> _WRITTEN REQUEST_:
Print the listing as it stands, omitting all images.

[start SOURCE DATA]

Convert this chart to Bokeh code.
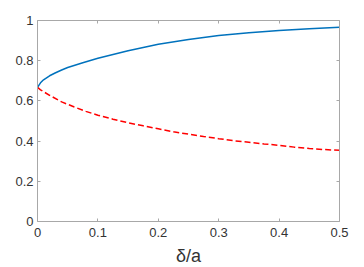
from bokeh.plotting import figure
from bokeh.models import LinearAxis, FixedTicker, Range1d
from bokeh.embed import file_html
from bokeh.resources import INLINE

# data
x_blue = [0, 0.005, 0.01, 0.02, 0.03, 0.04, 0.05, 0.075, 0.1, 0.15, 0.2, 0.25, 0.3, 0.35, 0.4, 0.45, 0.5]
y_blue = [0.667, 0.690, 0.705, 0.725, 0.740, 0.754, 0.766, 0.790, 0.812, 0.850, 0.882, 0.905, 0.925, 0.939, 0.950, 0.959, 0.967]

x_red = [0, 0.005, 0.01, 0.02, 0.04, 0.06, 0.08, 0.1, 0.125, 0.15, 0.175, 0.2, 0.225, 0.25, 0.275, 0.3,
         0.325, 0.35, 0.375, 0.4, 0.425, 0.45, 0.475, 0.5]
y_red = [0.667, 0.655, 0.646, 0.628, 0.595, 0.571, 0.548, 0.529, 0.509, 0.491, 0.476, 0.461, 0.446, 0.435,
         0.423, 0.412, 0.402, 0.394, 0.386, 0.379, 0.370, 0.363, 0.358, 0.354]

x_ticks = [0, 0.1, 0.2, 0.3, 0.4, 0.5]
x_tick_labels = ["0", "0.1", "0.2", "0.3", "0.4", "0.5"]
y_ticks = [0, 0.2, 0.4, 0.6, 0.8, 1.0]
y_tick_labels = ["0", "0.2", "0.4", "0.6", "0.8", "1"]

AX = "#a8a8a8"
TXT = "#333333"

p = figure(frame_width=302, frame_height=201, output_backend="svg", toolbar_location=None,
           x_range=Range1d(0, 0.5), y_range=Range1d(0, 1),
           min_border_left=37, min_border_right=24, min_border_top=20, min_border_bottom=46,
           x_axis_label="δ/a")
p.outline_line_color = None
p.grid.visible = False
p.background_fill_color = "white"

p.line(x_blue, y_blue, line_color="#0072BD", line_width=1.5)
p.line(x_red, y_red, line_color="#FF0000", line_width=1.5, line_dash="6 3")

for ax, ticks, labels in ((p.xaxis[0], x_ticks, x_tick_labels), (p.yaxis[0], y_ticks, y_tick_labels)):
    ax.ticker = FixedTicker(ticks=ticks)
    ax.major_label_overrides = {t: l for t, l in zip(ticks, labels)}
    ax.axis_line_color = AX
    ax.major_tick_line_color = AX
    ax.major_tick_in = 3
    ax.major_tick_out = 0
    ax.minor_tick_line_color = None
    ax.major_label_text_font = "Liberation Sans"
    ax.major_label_text_font_size = "13px"
    ax.major_label_text_color = TXT

p.xaxis[0].major_label_standoff = 6
p.yaxis[0].major_label_standoff = 4
p.xaxis[0].axis_label_text_font = "Liberation Sans"
p.xaxis[0].axis_label_text_font_size = "18px"
p.xaxis[0].axis_label_text_font_style = "normal"
p.xaxis[0].axis_label_text_color = TXT
p.xaxis[0].axis_label_standoff = 6

for loc, ticks in (("above", x_ticks), ("right", y_ticks)):
    a = LinearAxis(ticker=FixedTicker(ticks=ticks))
    a.axis_line_color = AX
    a.major_tick_line_color = AX
    a.major_tick_in = 3
    a.major_tick_out = 0
    a.minor_tick_line_color = None
    a.major_label_text_font_size = "0px"
    a.major_label_standoff = 0
    a.major_label_overrides = {t: "" for t in ticks}
    p.add_layout(a, loc)

open("out.html", "w").write(file_html(p, INLINE))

[end SOURCE DATA]

> _TASK ANSWER_:
Convert this chart to Bokeh code.
from bokeh.plotting import figure
from bokeh.models import LinearAxis, FixedTicker, Range1d
from bokeh.embed import file_html
from bokeh.resources import INLINE

# data
x_blue = [0, 0.005, 0.01, 0.02, 0.03, 0.04, 0.05, 0.075, 0.1, 0.15, 0.2, 0.25, 0.3, 0.35, 0.4, 0.45, 0.5]
y_blue = [0.667, 0.690, 0.705, 0.725, 0.740, 0.754, 0.766, 0.790, 0.812, 0.850, 0.882, 0.905, 0.925, 0.939, 0.950, 0.959, 0.967]

x_red = [0, 0.005, 0.01, 0.02, 0.04, 0.06, 0.08, 0.1, 0.125, 0.15, 0.175, 0.2, 0.225, 0.25, 0.275, 0.3,
         0.325, 0.35, 0.375, 0.4, 0.425, 0.45, 0.475, 0.5]
y_red = [0.667, 0.655, 0.646, 0.628, 0.595, 0.571, 0.548, 0.529, 0.509, 0.491, 0.476, 0.461, 0.446, 0.435,
         0.423, 0.412, 0.402, 0.394, 0.386, 0.379, 0.370, 0.363, 0.358, 0.354]

x_ticks = [0, 0.1, 0.2, 0.3, 0.4, 0.5]
x_tick_labels = ["0", "0.1", "0.2", "0.3", "0.4", "0.5"]
y_ticks = [0, 0.2, 0.4, 0.6, 0.8, 1.0]
y_tick_labels = ["0", "0.2", "0.4", "0.6", "0.8", "1"]

AX = "#a8a8a8"
TXT = "#333333"

p = figure(frame_width=302, frame_height=201, output_backend="svg", toolbar_location=None,
           x_range=Range1d(0, 0.5), y_range=Range1d(0, 1),
           min_border_left=37, min_border_right=24, min_border_top=20, min_border_bottom=46,
           x_axis_label="δ/a")
p.outline_line_color = None
p.grid.visible = False
p.background_fill_color = "white"

p.line(x_blue, y_blue, line_color="#0072BD", line_width=1.5)
p.line(x_red, y_red, line_color="#FF0000", line_width=1.5, line_dash="6 3")

for ax, ticks, labels in ((p.xaxis[0], x_ticks, x_tick_labels), (p.yaxis[0], y_ticks, y_tick_labels)):
    ax.ticker = FixedTicker(ticks=ticks)
    ax.major_label_overrides = {t: l for t, l in zip(ticks, labels)}
    ax.axis_line_color = AX
    ax.major_tick_line_color = AX
    ax.major_tick_in = 3
    ax.major_tick_out = 0
    ax.minor_tick_line_color = None
    ax.major_label_text_font = "Liberation Sans"
    ax.major_label_text_font_size = "13px"
    ax.major_label_text_color = TXT

p.xaxis[0].major_label_standoff = 6
p.yaxis[0].major_label_standoff = 4
p.xaxis[0].axis_label_text_font = "Liberation Sans"
p.xaxis[0].axis_label_text_font_size = "18px"
p.xaxis[0].axis_label_text_font_style = "normal"
p.xaxis[0].axis_label_text_color = TXT
p.xaxis[0].axis_label_standoff = 6

for loc, ticks in (("above", x_ticks), ("right", y_ticks)):
    a = LinearAxis(ticker=FixedTicker(ticks=ticks))
    a.axis_line_color = AX
    a.major_tick_line_color = AX
    a.major_tick_in = 3
    a.major_tick_out = 0
    a.minor_tick_line_color = None
    a.major_label_text_font_size = "0px"
    a.major_label_standoff = 0
    a.major_label_overrides = {t: "" for t in ticks}
    p.add_layout(a, loc)

open("out.html", "w").write(file_html(p, INLINE))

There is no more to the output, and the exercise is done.